In the early Christian period, hermits used these tombs for dwellings and they installed a church in the Tomb of Khune, probably in the sixth or seventh century. During the eleventh to twelfth centuries, the settlement expanded in the same way as St. Hatre. A staircase connected two natural terraces. Residential buildings, a refectory and utility rooms were constructed on the upper terrace and a new church was built on the lower terrace, outside the Tomb of Khune. It was enlarged at a later stage. The layout of the church is still traceable and is similar in plan to the Church of St. Hatre.
Only the western part of the second building stage has been preserved. It contains a large niche with a semi-dome (a peculiarity of the Aswan churches) that is decorated with a bust of Christ in a mandorla carried by angels. In the lower zone, the twelve apostles surround the Virgin Mary. A graffito in the niche contains the date 1125 and makes clear that these murals were painted before that date.

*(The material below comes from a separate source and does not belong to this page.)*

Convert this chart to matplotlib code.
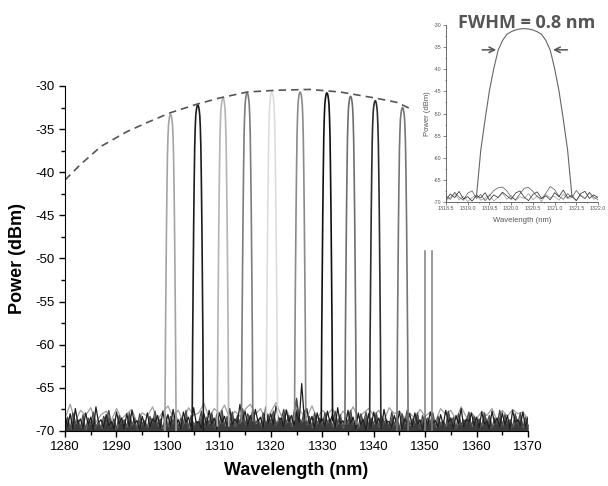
import numpy as np
import matplotlib
matplotlib.use('Agg')
import matplotlib.pyplot as plt
from matplotlib.ticker import MultipleLocator

plt.rcParams['font.family'] = ['Liberation Sans', 'DejaVu Sans']
plt.rcParams['axes.unicode_minus'] = False

# ---- data ----
# channel peaks (nm, dBm, grey level)
peak_center = [1300.5, 1305.8, 1310.7, 1315.4, 1320.2, 1325.7, 1330.9, 1335.5, 1340.3, 1345.6]
peak_top = [-33.3, -32.2, -31.4, -30.8, -30.7, -30.7, -30.8, -31.2, -31.7, -32.5]
peak_color = ['#a4a4a4', '#1c1c1c', '#b4b4b4', '#7c7c7c', '#dcdcdc',
              '#8a8a8a', '#111111', '#6e6e6e', '#2e2e2e', '#767676']

# last channel is cut off at about -49 dBm
clip_edges = [1350.0, 1351.4]
clip_top = -49.1

# peak shape: drop below the top (dB) vs offset from the centre (nm)
profile_dx = [0.0, 0.1, 0.2, 0.3, 0.4, 0.5, 0.6, 0.7, 0.8, 0.9, 1.0, 1.1]
profile_drop = [0.0, 0.08, 0.3, 0.7, 1.3, 2.7, 4.9, 9.0, 14.0, 20.5, 27.5, 38.0]

# dashed envelope
env_x = [1280, 1283, 1287, 1292, 1296.5, 1300.5, 1305.7, 1310, 1315.4, 1321,
         1327.6, 1333.5, 1340.3, 1344.5, 1347.7]
env_y = [-40.9, -39.1, -37.0, -35.3, -34.1, -33.1, -32.1, -31.4, -30.7, -30.5,
         -30.4, -30.7, -31.4, -31.9, -32.8]

# noise floor, 0.5 nm step from 1280 to 1370
noise_a = [
    -68.2, -69.5, -68.0, -69.8, -67.4, -69.1, -68.6, -69.7, -67.9, -69.3, -68.4, -69.9, -67.2, -69.0, -68.7, -69.6, -68.1, -69.4, -68.9, -69.8,
    -67.8, -69.2, -68.5, -69.7, -68.0, -69.5, -67.6, -69.1, -68.8, -69.9, -68.3, -69.4, -67.9, -69.6, -68.6, -69.0, -68.2, -69.7, -67.7, -69.3,
    -68.1, -69.5, -67.5, -69.2, -68.7, -69.8, -67.8, -69.0, -68.4, -69.6, -67.3, -69.1, -68.9, -69.7, -68.0, -69.4, -67.6, -69.2, -68.5, -69.8,
    -67.9, -69.0, -68.3, -69.5, -67.4, -69.3, -68.6, -69.1, -66.9, -68.8, -67.7, -69.4, -68.2, -69.0, -67.5, -68.9, -68.4, -69.6, -67.2, -69.1,
    -68.0, -69.3, -67.1, -68.7, -68.5, -69.5, -67.6, -68.9, -68.2, -69.4, -67.8, -69.0, -64.5, -68.6, -67.4, -69.2, -68.3, -69.7, -67.9, -69.1,
    -68.6, -69.5, -67.7, -69.0, -68.1, -69.6, -67.3, -69.2, -68.8, -69.4, -67.6, -69.1, -68.4, -69.8, -67.9, -69.3, -68.7, -69.9, -68.0, -69.5,
    -67.8, -69.2, -68.5, -69.7, -67.5, -69.0, -68.9, -69.6, -68.2, -69.3, -67.7, -69.8, -68.6, -69.1, -68.0, -69.5, -67.9, -69.2, -68.7, -69.9,
    -68.3, -69.4, -67.8, -69.1, -68.8, -69.6, -68.1, -69.3, -67.6, -69.0, -68.5, -69.7, -68.2, -69.2, -67.4, -69.5, -68.6, -69.0, -67.9, -69.4,
    -68.4, -69.6, -67.8, -69.2, -68.9, -69.7, -67.7, -69.1, -68.5, -69.5, -67.9, -69.3, -68.2, -69.8, -67.6, -69.0, -68.7, -69.4, -67.8, -69.6,
    -68.4]
noise_b = [
    -69.3, -68.4, -69.8, -67.9, -69.1, -68.7, -69.6, -68.1, -69.9, -68.5, -69.2, -67.8, -69.5, -68.9, -69.7, -68.3, -69.0, -67.6, -69.4, -68.6,
    -69.8, -68.2, -69.1, -68.7, -69.5, -67.9, -69.3, -68.5, -69.9, -68.0, -69.2, -68.8, -69.6, -68.3, -69.0, -67.7, -69.4, -68.6, -69.8, -68.1,
    -69.5, -68.3, -69.0, -67.8, -69.6, -68.5, -69.2, -67.6, -69.7, -68.2, -69.3, -68.9, -69.0, -67.7, -69.5, -68.4, -69.1, -67.9, -69.6, -68.0,
    -69.2, -67.6, -69.4, -68.3, -69.0, -67.8, -69.5, -68.2, -69.1, -67.4, -69.3, -68.0, -68.8, -67.5, -69.2, -68.6, -69.4, -67.9, -68.9, -68.1,
    -69.0, -67.7, -69.3, -68.4, -68.8, -67.5, -69.1, -68.2, -69.5, -67.8, -66.2, -68.5, -69.0, -67.6, -69.3, -68.3, -69.6, -67.9, -69.1, -68.5,
    -69.4, -67.9, -69.0, -68.6, -69.5, -67.7, -69.2, -68.1, -69.7, -68.4, -69.0, -67.6, -69.3, -68.8, -69.6, -68.0, -69.1, -67.8, -69.4, -68.5,
    -69.2, -67.9, -69.6, -68.3, -69.0, -68.7, -69.5, -67.8, -69.3, -68.4, -69.8, -68.0, -69.1, -67.6, -69.4, -68.6, -69.0, -67.9, -69.7, -68.2,
    -69.3, -68.5, -69.0, -67.9, -69.6, -68.3, -69.2, -68.8, -69.5, -67.7, -69.1, -68.4, -69.7, -68.0, -69.3, -68.7, -69.0, -67.8, -69.5, -68.3,
    -69.1, -68.6, -69.4, -67.9, -69.0, -68.2, -69.6, -68.5, -69.2, -67.6, -69.4, -68.1, -69.0, -68.7, -69.5, -68.0, -69.2, -67.9, -69.6, -68.4,
    -69.2]
# light trace, 1 nm step
noise_c = [
    -68.5, -66.9, -68.9, -67.6, -68.2, -67.3, -69.0, -68.1, -67.7, -68.8,
    -67.4, -68.6, -68.0, -67.5, -69.1, -67.9, -68.3, -67.2, -68.7, -67.8,
    -67.1, -68.4, -67.6, -68.9, -67.3, -68.2, -67.9, -66.8, -68.5, -67.4,
    -68.0, -67.0, -68.6, -67.7, -68.3, -67.5, -66.9, -68.1, -67.4, -68.7,
    -67.8, -66.7, -68.2, -67.5, -68.8, -67.3, -67.9, -68.4, -67.1, -68.6,
    -67.6, -68.1, -67.4, -68.9, -67.7, -68.3, -67.2, -68.5, -67.9, -67.4,
    -68.2, -67.6, -68.8, -67.3, -68.0, -67.7, -68.5, -67.9, -68.6, -67.5,
    -68.3, -67.8, -68.9, -67.4, -68.1, -67.6, -68.7, -67.2, -68.4, -67.9,
    -68.6, -67.7, -68.2, -67.4, -68.8, -67.6, -68.3, -67.5, -68.0, -67.8,
    -68.6]

# inset: one channel zoomed, 0.1 nm step from 1318.5 to 1322.0
inset_center = 1320.3
inset_top = -30.8
inset_xticks = [1318.5, 1319.0, 1319.5, 1320.0, 1320.5, 1321.0, 1321.5, 1322.0]
inset_n1 = [-69.5, -68.2, -69.0, -67.6, -69.3, -68.8, -69.8, -68.5, -69.1, -67.9, -69.6, -68.4, -69.0, -67.8, -68.6, -69.4, -68.0, -67.5,
            -68.9, -69.7, -68.3, -67.7, -69.2, -68.6, -69.5, -67.9, -68.8, -67.3, -69.0, -68.5, -69.7, -68.1, -67.6, -69.2, -68.4, -69.0]
inset_n2 = [-68.6, -69.4, -67.8, -68.9, -69.6, -68.0, -67.5, -69.2, -68.3, -69.7, -68.6, -67.4, -66.8, -66.6, -67.5, -68.9, -69.5, -68.2,
            -66.9, -66.7, -67.6, -68.8, -69.3, -68.0, -66.5, -67.2, -68.7, -69.4, -68.1, -69.0, -67.4, -68.6, -69.3, -67.8, -68.9, -69.5]
inset_n3 = [-69.8, -68.9, -68.1, -69.5, -68.7, -69.9, -69.0, -68.4, -69.6, -69.1, -68.3, -69.8, -68.9, -68.0, -69.4, -68.5, -69.7, -68.8,
            -69.2, -68.1, -69.5, -68.6, -69.9, -68.3, -69.0, -68.7, -69.6, -68.2, -69.3, -68.9, -69.7, -68.4, -69.1, -68.0, -69.4, -68.8]


def peak_xy(center, top):
    dx = np.array(profile_dx)
    drop = np.array(profile_drop)
    x = np.concatenate([center - dx[::-1], center + dx[1:]])
    y = np.concatenate([top - drop[::-1], top - drop[1:]])
    return x, y


fig = plt.figure(figsize=(6.08, 4.86), dpi=100)
ax = fig.add_axes([0.107, 0.1132, 0.7615, 0.7099])

# noise: dense dark floor plus overlapping traces
x_half = 1280 + 0.5 * np.arange(len(noise_a))
x_one = 1280 + 1.0 * np.arange(len(noise_c))
ax.plot(x_one, noise_c, color='#a0a0a0', lw=0.9)
ax.fill_between(x_half, -70, noise_b, color='#555555', lw=0)
ax.plot(x_half, noise_b, color='#4a4a4a', lw=0.9)
ax.fill_between(x_half, -70, np.minimum(noise_a, noise_b), color='#3c3c3c', lw=0)
ax.plot(x_half, noise_a, color='#1e1e1e', lw=0.9)

# channels
for c, t, col in zip(peak_center, peak_top, peak_color):
    px, py = peak_xy(c, t)
    ax.plot(px, py, color=col, lw=1.2)
for e in clip_edges:
    ax.plot([e, e], [-70, clip_top], color='#808080', lw=1.1)

ax.plot(env_x, env_y, color='#555555', lw=1.2, ls=(0, (4.5, 3)))

ax.set_xlim(1280, 1370)
ax.set_ylim(-70, -30)
ax.xaxis.set_major_locator(MultipleLocator(10))
ax.xaxis.set_minor_locator(MultipleLocator(5))
ax.yaxis.set_major_locator(MultipleLocator(5))
ax.yaxis.set_minor_locator(MultipleLocator(2.5))
ax.tick_params(which='major', length=4, width=1, labelsize=9.5)
ax.tick_params(which='minor', length=3, width=1)
ax.spines['top'].set_visible(False)
ax.spines['right'].set_visible(False)
ax.set_xlabel('Wavelength (nm)', fontsize=13, fontweight='bold', labelpad=6)
ax.set_ylabel('Power (dBm)', fontsize=13, fontweight='bold', labelpad=7)

# inset
ins = fig.add_axes([0.7336, 0.5844, 0.2500, 0.364])
xi = 1318.5 + 0.1 * np.arange(len(inset_n1))
ins.plot(xi, inset_n3, color='#999999', lw=0.5)
ins.plot(xi, inset_n2, color='#555555', lw=0.5)
ins.plot(xi, inset_n1, color='#222222', lw=0.5)
ix, iy = peak_xy(inset_center, inset_top)
ins.plot(ix, iy, color='#666666', lw=0.8)
ins.set_xticks(inset_xticks)
ins.set_xticklabels([f'{v:.1f}' for v in inset_xticks])
ins.xaxis.set_minor_locator(MultipleLocator(0.25))
ins.yaxis.set_major_locator(MultipleLocator(5))
ins.yaxis.set_minor_locator(MultipleLocator(2.5))
ins.set_xlim(1318.5, 1322.0)
ins.set_ylim(-70, -30)
ins.tick_params(which='major', length=2, width=0.5, labelsize=3.8, colors='#555555', pad=1)
ins.tick_params(which='minor', length=1, width=0.5, colors='#555555')
for s in ['top', 'right']:
    ins.spines[s].set_visible(False)
for s in ['left', 'bottom']:
    ins.spines[s].set_linewidth(0.6)
    ins.spines[s].set_color('#555555')
ins.set_xlabel('Wavelength (nm)', fontsize=5.5, color='#555555', labelpad=4)
ins.set_ylabel('Power (dBm)', fontsize=5.5, color='#555555', labelpad=2)
ins.patch.set_alpha(0)

ins.annotate('', xy=(1319.72, -35.6), xytext=(1319.27, -35.6),
             arrowprops=dict(arrowstyle='->', color='#555555', lw=1.1))
ins.annotate('', xy=(1320.90, -35.6), xytext=(1321.36, -35.6),
             arrowprops=dict(arrowstyle='->', color='#555555', lw=1.1))

fig.text(0.867, 0.953, 'FWHM = 0.8 nm', ha='center', va='center',
         fontsize=13, fontweight='bold', color='#555555', family=['Open Sans', 'DejaVu Sans'])

fig.savefig('out.png', dpi=100)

On the wall to the right, the west wall of a rectangular room or corridor, six standing figures were painted; five of these have a rectangular number. Their identity is unknown.
The choice of themes, the use of a rectangular nimbus, and other aspects of the paintings, as well as the architecture, inscriptions and graffiti (in Coptic and Arabic) still await an extensive study.